> Task to carry out: Starting with the first line of the data below, copy each line up to and including the one containing "return fig.add_axes([x0 /". Pictures stay out.

> Source excerpt:
══════════

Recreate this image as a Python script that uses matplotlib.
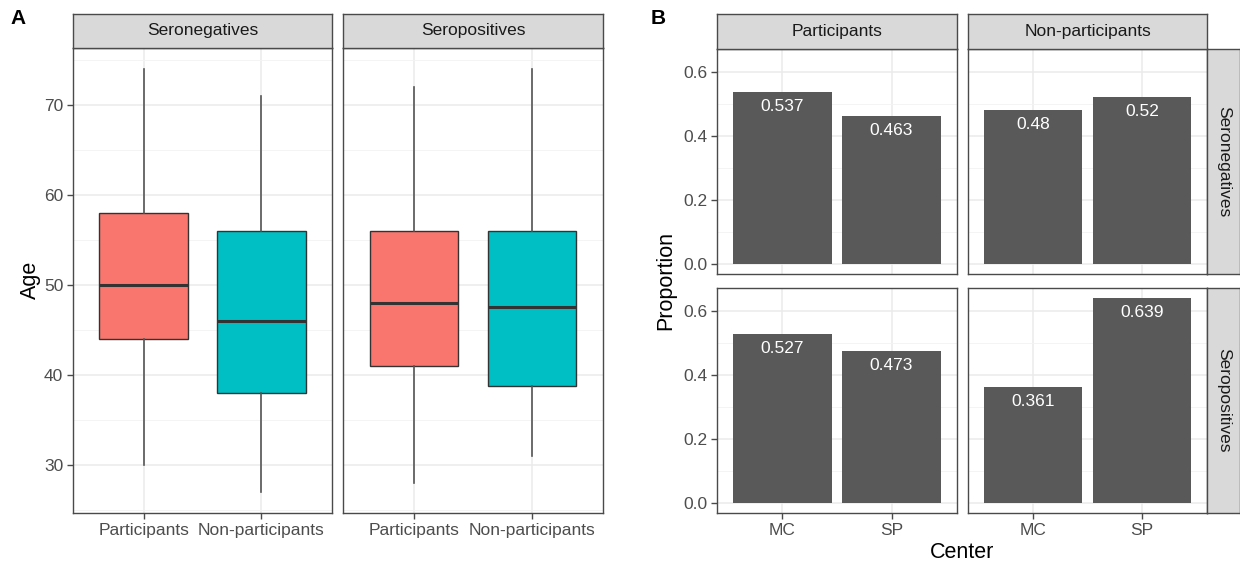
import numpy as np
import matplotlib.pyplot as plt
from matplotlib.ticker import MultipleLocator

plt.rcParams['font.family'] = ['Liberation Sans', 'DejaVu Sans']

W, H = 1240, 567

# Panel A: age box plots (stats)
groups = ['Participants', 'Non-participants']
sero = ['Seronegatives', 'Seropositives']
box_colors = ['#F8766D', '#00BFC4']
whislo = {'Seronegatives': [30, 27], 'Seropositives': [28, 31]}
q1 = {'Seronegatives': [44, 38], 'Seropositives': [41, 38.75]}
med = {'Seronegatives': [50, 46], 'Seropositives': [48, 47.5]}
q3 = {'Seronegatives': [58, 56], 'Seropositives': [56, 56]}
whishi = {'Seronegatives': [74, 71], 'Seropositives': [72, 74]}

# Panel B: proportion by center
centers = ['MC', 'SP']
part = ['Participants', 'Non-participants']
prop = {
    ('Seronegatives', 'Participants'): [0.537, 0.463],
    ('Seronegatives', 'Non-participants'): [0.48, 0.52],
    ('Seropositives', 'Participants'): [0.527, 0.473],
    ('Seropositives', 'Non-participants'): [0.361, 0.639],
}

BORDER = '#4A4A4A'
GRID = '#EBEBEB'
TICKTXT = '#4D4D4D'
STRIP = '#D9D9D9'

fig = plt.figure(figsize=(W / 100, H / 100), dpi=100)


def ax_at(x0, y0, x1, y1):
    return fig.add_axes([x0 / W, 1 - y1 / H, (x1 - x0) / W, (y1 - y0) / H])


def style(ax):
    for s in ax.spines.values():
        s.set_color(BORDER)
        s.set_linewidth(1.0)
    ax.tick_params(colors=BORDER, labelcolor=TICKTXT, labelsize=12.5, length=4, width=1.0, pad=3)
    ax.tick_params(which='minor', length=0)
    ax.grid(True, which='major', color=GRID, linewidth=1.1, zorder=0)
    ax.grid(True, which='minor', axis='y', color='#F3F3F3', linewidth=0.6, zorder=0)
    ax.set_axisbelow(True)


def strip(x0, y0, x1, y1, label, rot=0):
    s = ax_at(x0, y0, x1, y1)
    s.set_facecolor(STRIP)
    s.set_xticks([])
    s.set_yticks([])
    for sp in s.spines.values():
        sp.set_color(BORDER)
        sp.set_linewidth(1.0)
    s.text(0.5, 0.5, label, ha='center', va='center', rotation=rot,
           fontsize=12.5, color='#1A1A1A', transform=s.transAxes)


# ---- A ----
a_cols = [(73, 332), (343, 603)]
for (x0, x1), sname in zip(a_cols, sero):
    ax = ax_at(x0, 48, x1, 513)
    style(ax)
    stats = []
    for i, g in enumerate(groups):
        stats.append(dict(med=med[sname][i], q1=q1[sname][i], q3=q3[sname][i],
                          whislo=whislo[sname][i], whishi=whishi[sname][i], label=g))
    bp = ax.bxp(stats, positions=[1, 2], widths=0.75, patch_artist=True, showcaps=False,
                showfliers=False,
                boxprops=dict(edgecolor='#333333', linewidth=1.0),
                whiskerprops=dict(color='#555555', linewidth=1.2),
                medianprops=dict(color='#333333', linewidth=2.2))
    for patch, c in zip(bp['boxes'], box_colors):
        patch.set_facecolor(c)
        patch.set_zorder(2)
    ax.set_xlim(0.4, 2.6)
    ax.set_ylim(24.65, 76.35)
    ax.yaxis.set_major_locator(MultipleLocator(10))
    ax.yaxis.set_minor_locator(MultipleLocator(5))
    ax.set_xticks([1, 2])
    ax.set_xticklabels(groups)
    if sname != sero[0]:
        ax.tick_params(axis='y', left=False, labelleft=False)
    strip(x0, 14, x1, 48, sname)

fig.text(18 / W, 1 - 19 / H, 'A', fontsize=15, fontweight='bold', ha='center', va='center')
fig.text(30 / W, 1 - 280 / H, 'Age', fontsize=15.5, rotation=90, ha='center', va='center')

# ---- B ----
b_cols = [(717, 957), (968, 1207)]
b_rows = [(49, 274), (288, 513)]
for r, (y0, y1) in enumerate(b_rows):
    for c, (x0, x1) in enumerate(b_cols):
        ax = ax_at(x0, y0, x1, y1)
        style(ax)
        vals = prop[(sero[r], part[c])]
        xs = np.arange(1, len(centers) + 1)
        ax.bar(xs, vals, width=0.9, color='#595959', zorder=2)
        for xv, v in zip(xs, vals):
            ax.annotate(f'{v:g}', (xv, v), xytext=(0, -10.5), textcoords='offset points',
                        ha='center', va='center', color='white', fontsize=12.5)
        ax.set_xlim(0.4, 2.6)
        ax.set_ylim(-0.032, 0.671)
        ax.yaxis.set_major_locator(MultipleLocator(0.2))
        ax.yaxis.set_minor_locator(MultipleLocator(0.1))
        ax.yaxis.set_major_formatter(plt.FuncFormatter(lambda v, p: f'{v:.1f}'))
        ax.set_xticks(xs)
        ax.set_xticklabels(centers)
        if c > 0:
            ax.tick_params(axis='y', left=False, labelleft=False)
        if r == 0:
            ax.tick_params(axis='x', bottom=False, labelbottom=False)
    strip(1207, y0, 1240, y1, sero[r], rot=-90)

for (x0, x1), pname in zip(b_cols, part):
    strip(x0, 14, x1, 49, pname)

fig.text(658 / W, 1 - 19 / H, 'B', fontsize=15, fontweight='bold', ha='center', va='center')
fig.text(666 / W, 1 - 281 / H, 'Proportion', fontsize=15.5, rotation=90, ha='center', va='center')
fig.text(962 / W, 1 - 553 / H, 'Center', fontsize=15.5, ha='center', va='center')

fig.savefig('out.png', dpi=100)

══════════

> Completed task:
Recreate this image as a Python script that uses matplotlib.
import numpy as np
import matplotlib.pyplot as plt
from matplotlib.ticker import MultipleLocator

plt.rcParams['font.family'] = ['Liberation Sans', 'DejaVu Sans']

W, H = 1240, 567

# Panel A: age box plots (stats)
groups = ['Participants', 'Non-participants']
sero = ['Seronegatives', 'Seropositives']
box_colors = ['#F8766D', '#00BFC4']
whislo = {'Seronegatives': [30, 27], 'Seropositives': [28, 31]}
q1 = {'Seronegatives': [44, 38], 'Seropositives': [41, 38.75]}
med = {'Seronegatives': [50, 46], 'Seropositives': [48, 47.5]}
q3 = {'Seronegatives': [58, 56], 'Seropositives': [56, 56]}
whishi = {'Seronegatives': [74, 71], 'Seropositives': [72, 74]}

# Panel B: proportion by center
centers = ['MC', 'SP']
part = ['Participants', 'Non-participants']
prop = {
    ('Seronegatives', 'Participants'): [0.537, 0.463],
    ('Seronegatives', 'Non-participants'): [0.48, 0.52],
    ('Seropositives', 'Participants'): [0.527, 0.473],
    ('Seropositives', 'Non-participants'): [0.361, 0.639],
}

BORDER = '#4A4A4A'
GRID = '#EBEBEB'
TICKTXT = '#4D4D4D'
STRIP = '#D9D9D9'

fig = plt.figure(figsize=(W / 100, H / 100), dpi=100)


def ax_at(x0, y0, x1, y1):
    return fig.add_axes([x0 / W, 1 - y1 / H, (x1 - x0) / W, (y1 - y0) / H])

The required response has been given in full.